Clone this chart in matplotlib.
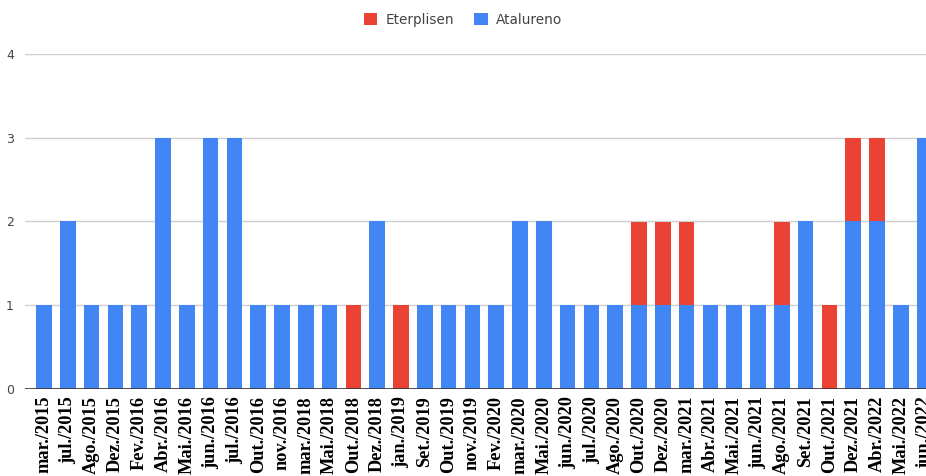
import matplotlib.pyplot as plt
import numpy as np

# Données
meses = ['mar./2015', 'jul./2015', 'Ago./2015', 'Dez./2015', 'Fev./2016', 'Abr./2016',
         'Mai./2016', 'jun./2016', 'jul./2016', 'Out./2016', 'nov./2016', 'mar./2018',
         'Mai./2018', 'Out./2018', 'Dez./2018', 'jan./2019', 'Set./2019', 'Out./2019',
         'nov./2019', 'Fev./2020', 'mar./2020', 'Mai./2020', 'jun./2020', 'jul./2020',
         'Ago./2020', 'Out./2020', 'Dez./2020', 'mar./2021', 'Abr./2021', 'Mai./2021',
         'jun./2021', 'Ago./2021', 'Set./2021', 'Out./2021', 'Dez./2021', 'Abr./2022',
         'Mai./2022', 'jun./2022']
atalureno = [1, 2, 1, 1, 1, 3, 1, 3, 3, 1, 1, 1, 1, 0, 2, 0, 1, 1, 1, 1, 2, 2, 1, 1,
             1, 1, 1, 1, 1, 1, 1, 1, 2, 0, 2, 2, 1, 3]
eterplisen = [0, 0, 0, 0, 0, 0, 0, 0, 0, 0, 0, 0, 0, 1, 0, 1, 0, 0, 0, 0, 0, 0, 0, 0,
              0, 1, 1, 1, 0, 0, 0, 1, 0, 1, 1, 1, 0, 0]

azul = '#4285f4'
vermelho = '#ea4335'

fig = plt.figure(figsize=(9.26, 4.76), dpi=100)
ax = fig.add_axes([25 / 926, 87 / 476, 901 / 926, 335 / 476])

x = np.arange(len(meses))
ax.bar(x, atalureno, width=0.65, color=azul, label='Atalureno', zorder=3)
ax.bar(x, eterplisen, width=0.65, bottom=atalureno, color=vermelho, label='Eterplisen', zorder=3)

ax.set_ylim(0, 4)
ax.set_xlim(-0.8, 37.06)
ax.set_yticks([0, 1, 2, 3, 4])
ax.yaxis.grid(True, color='#d0d0d0', linewidth=1, zorder=0)
ax.axhline(0, color='#333333', linewidth=1.2, zorder=4)
for s in ax.spines.values():
    s.set_visible(False)
ax.tick_params(axis='y', length=0, pad=8, labelsize=9, labelcolor='#444444')
ax.tick_params(axis='x', length=0, pad=5)
ax.set_xticks(x)
ax.set_xticklabels(meses, rotation=90, ha='center', va='top',
                   fontfamily='Liberation Serif', fontweight='bold', fontsize=13.2)

handles, labels = ax.get_legend_handles_labels()
fig.legend(handles[::-1], labels[::-1], loc='center', bbox_to_anchor=(0.5, 1 - 20 / 476),
           ncol=2, frameon=False, fontsize=9.8, labelcolor='#444444',
           handlelength=1, handleheight=1, handletextpad=0.6, columnspacing=1.5)

plt.savefig('out.png', dpi=100)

» Exercise task:
Pull every line containing the word "matplotlib" out of the material.

» Solved problem:
Clone this chart in matplotlib.
import matplotlib.pyplot as plt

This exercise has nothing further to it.